# [WHAT THE EXERCISE ASKS]
Print the lines starting at the line containing "Convert this chart" and ending at the line containing "Chart.register(...registerables);", exactly and in full, without the pictures.

═════ DATA ROWS ═════

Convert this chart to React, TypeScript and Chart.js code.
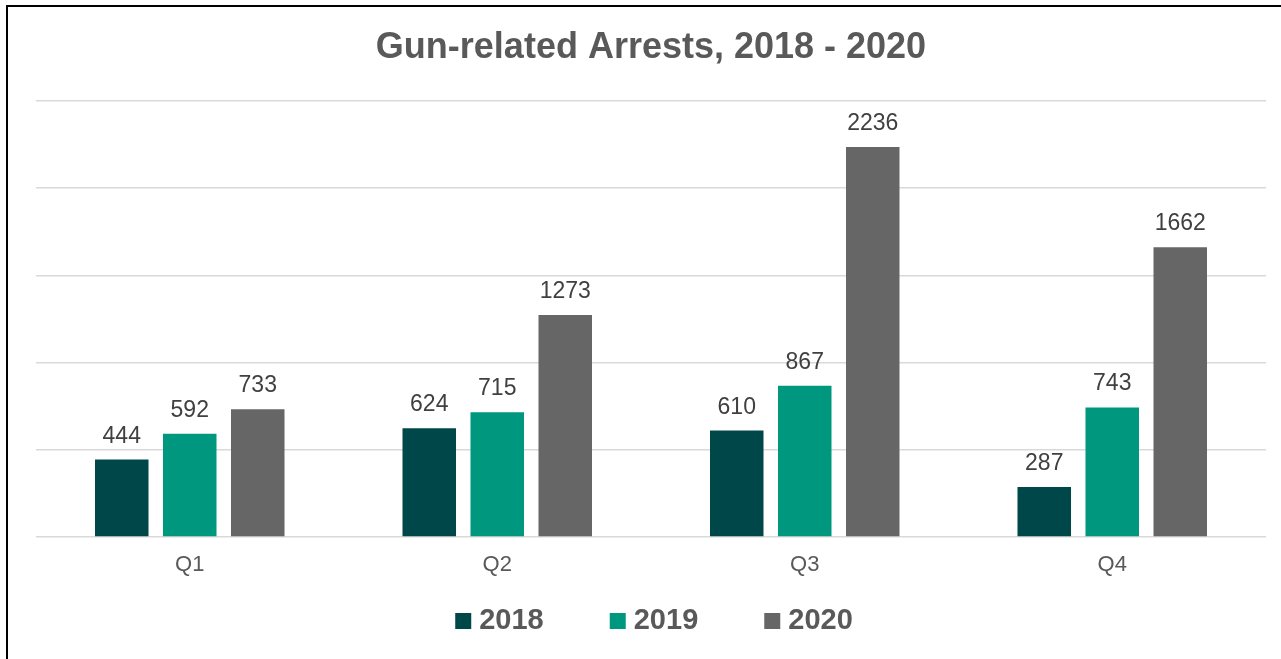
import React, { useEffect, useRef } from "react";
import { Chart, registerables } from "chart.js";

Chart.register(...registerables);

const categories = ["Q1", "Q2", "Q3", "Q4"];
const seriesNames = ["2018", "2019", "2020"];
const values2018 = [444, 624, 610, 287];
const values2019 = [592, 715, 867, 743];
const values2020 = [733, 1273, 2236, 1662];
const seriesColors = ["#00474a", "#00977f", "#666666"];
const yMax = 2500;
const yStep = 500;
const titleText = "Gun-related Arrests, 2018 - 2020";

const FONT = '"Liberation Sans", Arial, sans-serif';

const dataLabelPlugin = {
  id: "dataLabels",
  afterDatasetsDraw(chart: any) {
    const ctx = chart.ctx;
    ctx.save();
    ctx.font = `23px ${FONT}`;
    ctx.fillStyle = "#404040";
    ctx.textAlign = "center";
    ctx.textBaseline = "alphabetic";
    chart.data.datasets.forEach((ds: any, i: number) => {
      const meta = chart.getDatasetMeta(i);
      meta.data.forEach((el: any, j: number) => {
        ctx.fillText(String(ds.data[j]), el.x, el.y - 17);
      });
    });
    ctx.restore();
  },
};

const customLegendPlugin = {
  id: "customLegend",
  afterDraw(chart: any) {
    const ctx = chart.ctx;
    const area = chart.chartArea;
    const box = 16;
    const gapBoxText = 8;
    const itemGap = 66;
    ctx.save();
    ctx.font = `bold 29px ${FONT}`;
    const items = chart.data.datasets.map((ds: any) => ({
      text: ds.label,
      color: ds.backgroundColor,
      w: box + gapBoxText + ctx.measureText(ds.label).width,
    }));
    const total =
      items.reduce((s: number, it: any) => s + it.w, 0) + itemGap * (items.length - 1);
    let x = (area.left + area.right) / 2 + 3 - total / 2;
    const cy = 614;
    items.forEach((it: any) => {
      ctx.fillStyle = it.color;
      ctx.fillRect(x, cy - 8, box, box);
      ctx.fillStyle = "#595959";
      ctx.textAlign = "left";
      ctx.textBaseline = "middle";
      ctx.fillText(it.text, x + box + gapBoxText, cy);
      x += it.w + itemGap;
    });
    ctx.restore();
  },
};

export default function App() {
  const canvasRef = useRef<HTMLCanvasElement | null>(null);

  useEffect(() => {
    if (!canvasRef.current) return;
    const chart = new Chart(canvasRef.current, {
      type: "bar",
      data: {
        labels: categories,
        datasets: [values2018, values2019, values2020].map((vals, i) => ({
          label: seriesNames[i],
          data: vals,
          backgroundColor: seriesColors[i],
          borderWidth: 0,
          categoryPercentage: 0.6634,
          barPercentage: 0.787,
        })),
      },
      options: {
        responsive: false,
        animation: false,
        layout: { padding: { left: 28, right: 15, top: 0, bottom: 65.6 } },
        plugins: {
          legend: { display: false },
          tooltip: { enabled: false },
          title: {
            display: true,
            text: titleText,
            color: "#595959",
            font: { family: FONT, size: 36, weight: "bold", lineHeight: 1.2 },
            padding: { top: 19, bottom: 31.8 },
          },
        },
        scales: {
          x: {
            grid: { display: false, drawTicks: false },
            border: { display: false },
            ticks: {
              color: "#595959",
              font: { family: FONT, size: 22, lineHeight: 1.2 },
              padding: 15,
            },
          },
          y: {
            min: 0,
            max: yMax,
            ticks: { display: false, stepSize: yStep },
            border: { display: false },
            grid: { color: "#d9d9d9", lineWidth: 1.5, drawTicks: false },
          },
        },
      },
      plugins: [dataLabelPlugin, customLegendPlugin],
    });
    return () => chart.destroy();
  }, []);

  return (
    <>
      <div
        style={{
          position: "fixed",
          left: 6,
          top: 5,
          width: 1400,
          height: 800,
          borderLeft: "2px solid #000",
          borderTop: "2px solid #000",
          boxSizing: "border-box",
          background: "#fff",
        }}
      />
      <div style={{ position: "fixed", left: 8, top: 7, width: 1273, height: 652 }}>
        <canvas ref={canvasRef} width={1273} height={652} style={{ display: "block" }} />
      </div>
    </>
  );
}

═════
═════ DATA ROWS ═════

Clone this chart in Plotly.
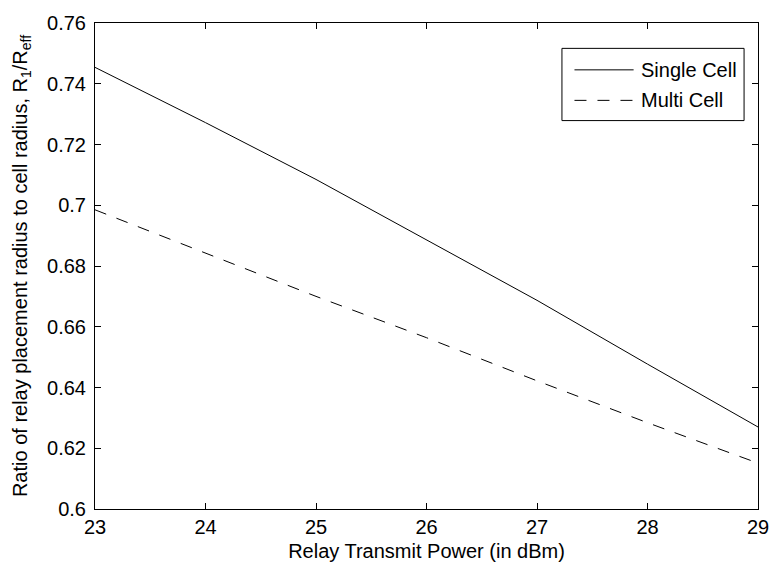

═════

# [RESPONSE]
Convert this chart to React, TypeScript and Chart.js code.
import React, { useEffect, useRef } from "react";
import { Chart, registerables } from "chart.js";

Chart.register(...registerables);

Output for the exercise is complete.